๑۩۞۩๑ Kitap Dünyası - İlim Dünyası Kütüphanesi ๑۩۞۩๑ => Hüccetullahil Baliğa => Konuyu başlatan: Sümeyye üzerinde 15 Şubat 2011, 14:54:53



Konu Başlığı: Bu ilim ehil olmayanlara nasip olmaz
Gönderen: Sümeyye üzerinde 15 Şubat 2011, 14:54:53
Bu İlim, Ehil Olmayanlara Nasip Olmaz:


Bu yüzdendir ki, bu ilim öteden beri ehil bulunmayanlardan hep esirgenmiş, onun hakkında, Allah’ın kitabını tefsir için gerekli şartlar aranmıştır. Sünnet ve diğer naklî delillere dayanmayan mücerred şahsî/indî görüşlerle bu alana dalmak haramdır.

 

Rasûlullah’a (s.a.) Muhalefet Edenin Benzeri:

 

Bu anlattıklarımızdan şer’î hükümlerle yükümlülük konu­sunda çıkacak sonucu şu benzetme iyice ortaya koyar: Efendinin uşakları hastalanır. Bunun üzerine efendi, adamlarından birini onlara ilaç içirmek üzere görevlendirir.

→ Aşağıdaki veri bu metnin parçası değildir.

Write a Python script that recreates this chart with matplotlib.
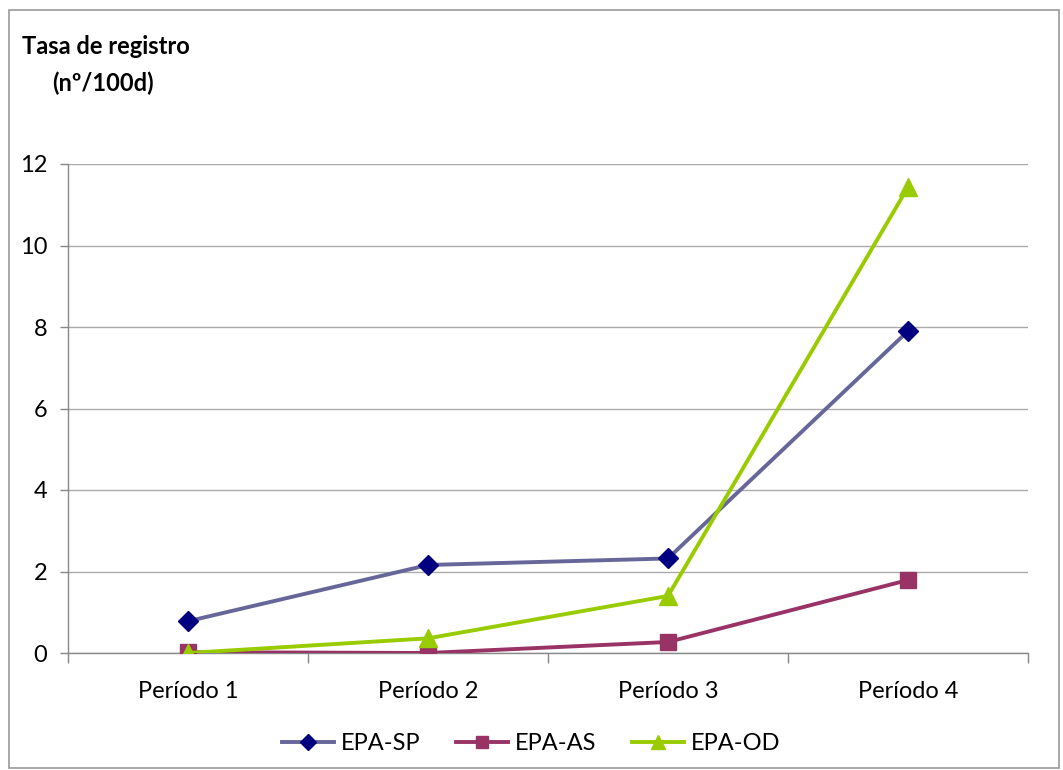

Eğer uşaklar, ona itaat ederler ve ilacı içerlerse efendilerine itaat etmiş olurlar, efendileri kendilerinden hoşnut olur ve onları ödüllendirir, kendileri de has­talıktan kurtulmuş olurlar. Eğer uşaklar görevlinin sözünü tut­mazlarsa, efendiye isyan etmiş olurlar; efendi onlara kızar ve kötü bir şekilde cezalandırır; tabii ilacı içmedikleri için hastalıktan kur­tulamayacaklarından da helak olurlar.

Meleklerden rivayetle kendisini niteleyen bir hadisinde Rasû­lullah (s.a.) işte bu manaya işaret etmiş olmaktadır. Hadis şöyle­dir:

“Onun (Rasûlullah’ın (s.a.) ) durumu temsili bir konak inşa eden adamın durumuna benzer. Adam orada bir ziyafet sofrası kurar ve bir davetçi çıkarır. Kim, davetçiye icabet ederse konağa girer ve ziyafet sofrasından yer. Kim de davetçiye icabet etmezse, konağa giremez ve ziyafet sofrasından yiyemez.” [103]

Yine şöyle buyurur:

“Şüphesiz benim ve Allah’ın benimle gön­derdiği şeyin misali, bir kavme gelen bir adamın haline benzer, O adam şöyle der:

‘Ey kavmim! Ben orduyu iki gözümle gördüm. Ben gerçekten çıplak [104] bir uyarıcıyım. Kurtulmaya bakın! Kurtulmaya bakın!’ Kavminden bir grup onun uyarısına kulak verir ve geceden yola çıkarak yavaş yavaş giderler ve kurtulurlar. Onlardan bir grup da onu yalanlarlar ve oldukları yerde sabahlarlar. Sonunda ordu onlar üzerine bir baskın yapar ve onları helak eder, köklerini kurutur.” [105]

Bir kudsî hadiste de şöyle buyurur:

“Bunlar, sadece size iade edilen amellerinizdir.” [106]

Bu anlattıklarımıza nazaran, iki durum (görüş) arasında orta bir nokta bulunmaktadır ve buna göre hem fiillerde bulunan özel­liklerin, hem de vaciplik ve haramlık hükmünün inmesinin, sevap ve cezaya müstahak olmada bir etkisi bulunduğu anlaşılmaktadır. Bu orta nokta, “Cahiliye döneminde yaşayan insanlar, işledikleri­ne karşılık ceza görürler mi? Yoksa görmezler mi?” konusu ile ilgili olarak gelen birbiriyle çelişir vaziyetteki deliller arasını da bula­caktır.



[103] Buhârî, İ'tisâm, 2; Tirmizi, Edeb, 86.

[104] Araplar bir casus gönderdiğinde, eğer o düşman askerini görürse kavmine soyunarak çıplak vaziyette döner ve onları uyarırdı. Daha etkin olması için böyle yaparlardı.

[105] Buhârî, İ'tisâm,  ; Müslim, Fedâil, 16.

[106] Benzeri bir hadis için Bkz. Müslim, Birr, 55.